------ Data in this exercise ------
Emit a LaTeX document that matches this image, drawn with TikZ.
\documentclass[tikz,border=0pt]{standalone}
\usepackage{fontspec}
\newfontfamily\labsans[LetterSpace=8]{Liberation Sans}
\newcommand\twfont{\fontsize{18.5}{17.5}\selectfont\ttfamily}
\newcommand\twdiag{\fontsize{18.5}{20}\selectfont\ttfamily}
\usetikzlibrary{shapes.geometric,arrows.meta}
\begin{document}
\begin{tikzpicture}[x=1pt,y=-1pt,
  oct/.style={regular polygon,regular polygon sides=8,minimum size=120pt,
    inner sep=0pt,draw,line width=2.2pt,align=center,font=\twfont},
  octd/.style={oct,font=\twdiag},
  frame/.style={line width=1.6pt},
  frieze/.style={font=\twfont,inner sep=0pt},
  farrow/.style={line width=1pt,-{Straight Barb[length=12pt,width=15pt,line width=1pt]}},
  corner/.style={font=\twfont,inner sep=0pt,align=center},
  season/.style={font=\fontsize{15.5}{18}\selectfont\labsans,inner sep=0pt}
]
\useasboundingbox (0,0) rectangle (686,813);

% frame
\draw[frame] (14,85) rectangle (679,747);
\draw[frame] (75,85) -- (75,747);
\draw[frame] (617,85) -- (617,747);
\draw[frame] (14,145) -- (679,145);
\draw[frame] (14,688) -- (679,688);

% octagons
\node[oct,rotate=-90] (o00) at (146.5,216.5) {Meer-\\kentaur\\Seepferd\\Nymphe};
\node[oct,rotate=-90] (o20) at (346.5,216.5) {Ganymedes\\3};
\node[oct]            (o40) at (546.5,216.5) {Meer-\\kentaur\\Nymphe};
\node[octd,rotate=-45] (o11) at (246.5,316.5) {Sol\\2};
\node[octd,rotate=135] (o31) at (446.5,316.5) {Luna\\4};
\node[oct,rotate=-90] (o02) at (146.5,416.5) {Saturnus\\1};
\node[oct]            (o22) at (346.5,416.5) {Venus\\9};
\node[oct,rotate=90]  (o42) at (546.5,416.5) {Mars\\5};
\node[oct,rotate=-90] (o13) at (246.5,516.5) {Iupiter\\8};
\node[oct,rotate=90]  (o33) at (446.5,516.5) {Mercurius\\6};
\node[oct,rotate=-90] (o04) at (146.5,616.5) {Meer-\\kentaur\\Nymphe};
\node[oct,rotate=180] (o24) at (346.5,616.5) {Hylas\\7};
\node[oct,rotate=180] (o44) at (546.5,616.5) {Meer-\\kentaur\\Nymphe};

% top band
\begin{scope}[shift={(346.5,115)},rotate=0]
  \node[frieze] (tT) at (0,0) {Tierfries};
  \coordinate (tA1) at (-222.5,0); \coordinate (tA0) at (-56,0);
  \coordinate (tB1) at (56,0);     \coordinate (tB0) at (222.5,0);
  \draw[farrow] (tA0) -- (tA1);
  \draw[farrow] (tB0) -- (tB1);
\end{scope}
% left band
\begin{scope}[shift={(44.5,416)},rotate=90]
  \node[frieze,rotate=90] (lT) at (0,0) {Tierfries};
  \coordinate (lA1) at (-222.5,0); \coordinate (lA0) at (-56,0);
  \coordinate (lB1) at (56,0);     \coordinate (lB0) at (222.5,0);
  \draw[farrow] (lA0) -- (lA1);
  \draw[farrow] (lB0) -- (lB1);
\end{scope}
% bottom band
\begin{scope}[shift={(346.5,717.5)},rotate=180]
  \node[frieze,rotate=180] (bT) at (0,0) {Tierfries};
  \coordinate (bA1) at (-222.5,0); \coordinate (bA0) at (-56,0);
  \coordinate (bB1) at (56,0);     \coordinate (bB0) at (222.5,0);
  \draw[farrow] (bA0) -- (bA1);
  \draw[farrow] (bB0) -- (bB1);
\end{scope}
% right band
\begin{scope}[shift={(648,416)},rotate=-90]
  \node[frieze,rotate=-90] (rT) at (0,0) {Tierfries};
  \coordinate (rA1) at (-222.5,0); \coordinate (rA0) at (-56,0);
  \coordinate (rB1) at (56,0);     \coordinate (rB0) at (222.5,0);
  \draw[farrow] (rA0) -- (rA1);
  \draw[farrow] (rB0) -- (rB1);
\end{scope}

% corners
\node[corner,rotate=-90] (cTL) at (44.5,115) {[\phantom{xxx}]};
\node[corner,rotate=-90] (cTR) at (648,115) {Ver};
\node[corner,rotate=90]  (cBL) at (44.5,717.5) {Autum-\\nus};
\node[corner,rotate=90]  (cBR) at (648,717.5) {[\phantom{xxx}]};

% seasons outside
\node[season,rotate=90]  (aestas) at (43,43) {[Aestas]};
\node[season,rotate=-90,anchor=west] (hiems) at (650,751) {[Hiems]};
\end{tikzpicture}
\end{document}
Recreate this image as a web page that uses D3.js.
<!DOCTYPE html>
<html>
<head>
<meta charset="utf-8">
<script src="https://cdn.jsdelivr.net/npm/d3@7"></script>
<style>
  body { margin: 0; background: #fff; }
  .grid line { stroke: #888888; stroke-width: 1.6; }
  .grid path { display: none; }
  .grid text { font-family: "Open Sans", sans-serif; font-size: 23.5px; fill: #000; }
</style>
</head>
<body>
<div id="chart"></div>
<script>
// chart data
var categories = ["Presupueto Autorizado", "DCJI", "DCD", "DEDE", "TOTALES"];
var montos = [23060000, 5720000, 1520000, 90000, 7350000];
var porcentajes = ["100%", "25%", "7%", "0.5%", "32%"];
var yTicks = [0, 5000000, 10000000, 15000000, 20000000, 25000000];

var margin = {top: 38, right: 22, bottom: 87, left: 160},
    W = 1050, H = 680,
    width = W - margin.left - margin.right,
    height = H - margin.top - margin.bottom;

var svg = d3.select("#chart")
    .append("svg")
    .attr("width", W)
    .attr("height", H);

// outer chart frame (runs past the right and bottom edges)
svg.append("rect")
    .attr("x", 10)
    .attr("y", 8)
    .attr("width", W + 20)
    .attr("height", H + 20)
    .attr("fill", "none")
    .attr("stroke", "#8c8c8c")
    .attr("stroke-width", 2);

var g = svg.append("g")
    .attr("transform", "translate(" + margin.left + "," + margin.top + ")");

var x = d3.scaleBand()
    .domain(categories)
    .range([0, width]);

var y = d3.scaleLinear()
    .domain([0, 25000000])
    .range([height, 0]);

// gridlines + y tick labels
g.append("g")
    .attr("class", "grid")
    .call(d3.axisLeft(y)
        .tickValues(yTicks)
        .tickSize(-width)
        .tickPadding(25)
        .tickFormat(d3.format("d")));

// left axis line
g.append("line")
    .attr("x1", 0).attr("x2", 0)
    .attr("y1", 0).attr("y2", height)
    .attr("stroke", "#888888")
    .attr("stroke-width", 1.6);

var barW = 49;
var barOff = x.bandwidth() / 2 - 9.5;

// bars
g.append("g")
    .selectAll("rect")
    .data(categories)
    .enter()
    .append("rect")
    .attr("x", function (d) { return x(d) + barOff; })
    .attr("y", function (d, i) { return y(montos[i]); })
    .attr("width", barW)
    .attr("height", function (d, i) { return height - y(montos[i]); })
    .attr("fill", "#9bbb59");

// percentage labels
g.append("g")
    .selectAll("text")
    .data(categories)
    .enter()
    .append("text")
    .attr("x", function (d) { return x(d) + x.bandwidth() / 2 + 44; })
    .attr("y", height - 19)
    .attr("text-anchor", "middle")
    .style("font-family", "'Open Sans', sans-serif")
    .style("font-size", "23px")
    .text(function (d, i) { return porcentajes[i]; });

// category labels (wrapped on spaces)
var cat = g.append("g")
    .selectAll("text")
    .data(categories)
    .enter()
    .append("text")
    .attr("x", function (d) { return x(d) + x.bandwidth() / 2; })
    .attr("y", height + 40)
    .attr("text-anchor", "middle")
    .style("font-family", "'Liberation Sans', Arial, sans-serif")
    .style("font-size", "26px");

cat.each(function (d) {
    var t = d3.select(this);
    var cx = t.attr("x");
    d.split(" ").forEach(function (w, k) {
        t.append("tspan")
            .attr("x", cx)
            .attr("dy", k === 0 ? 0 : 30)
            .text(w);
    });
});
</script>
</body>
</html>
------
------ Data in this exercise ------
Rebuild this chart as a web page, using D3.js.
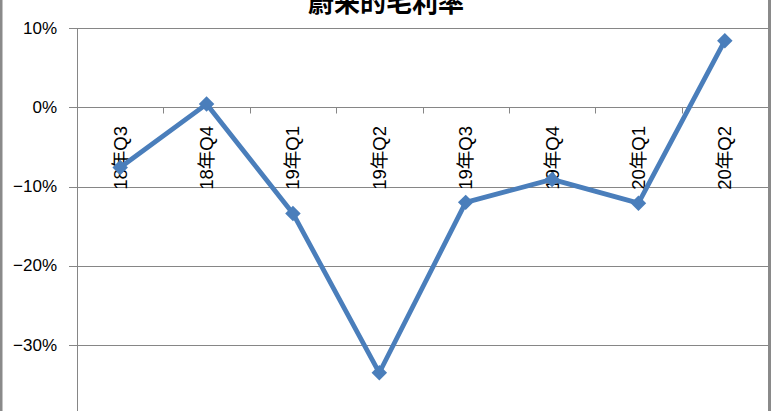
------
------ Data in this exercise ------
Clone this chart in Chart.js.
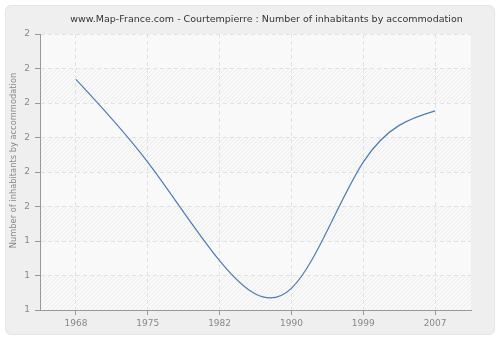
------
• Problem details: Begin with the line containing "Emit a LaTeX", end with the line containing "(14,688) -- (679,688);", and transcribe exactly every line in that span, with nothing added.

• Written solution:
Emit a LaTeX document that matches this image, drawn with TikZ.
\documentclass[tikz,border=0pt]{standalone}
\usepackage{fontspec}
\newfontfamily\labsans[LetterSpace=8]{Liberation Sans}
\newcommand\twfont{\fontsize{18.5}{17.5}\selectfont\ttfamily}
\newcommand\twdiag{\fontsize{18.5}{20}\selectfont\ttfamily}
\usetikzlibrary{shapes.geometric,arrows.meta}
\begin{document}
\begin{tikzpicture}[x=1pt,y=-1pt,
  oct/.style={regular polygon,regular polygon sides=8,minimum size=120pt,
    inner sep=0pt,draw,line width=2.2pt,align=center,font=\twfont},
  octd/.style={oct,font=\twdiag},
  frame/.style={line width=1.6pt},
  frieze/.style={font=\twfont,inner sep=0pt},
  farrow/.style={line width=1pt,-{Straight Barb[length=12pt,width=15pt,line width=1pt]}},
  corner/.style={font=\twfont,inner sep=0pt,align=center},
  season/.style={font=\fontsize{15.5}{18}\selectfont\labsans,inner sep=0pt}
]
\useasboundingbox (0,0) rectangle (686,813);

% frame
\draw[frame] (14,85) rectangle (679,747);
\draw[frame] (75,85) -- (75,747);
\draw[frame] (617,85) -- (617,747);
\draw[frame] (14,145) -- (679,145);
\draw[frame] (14,688) -- (679,688);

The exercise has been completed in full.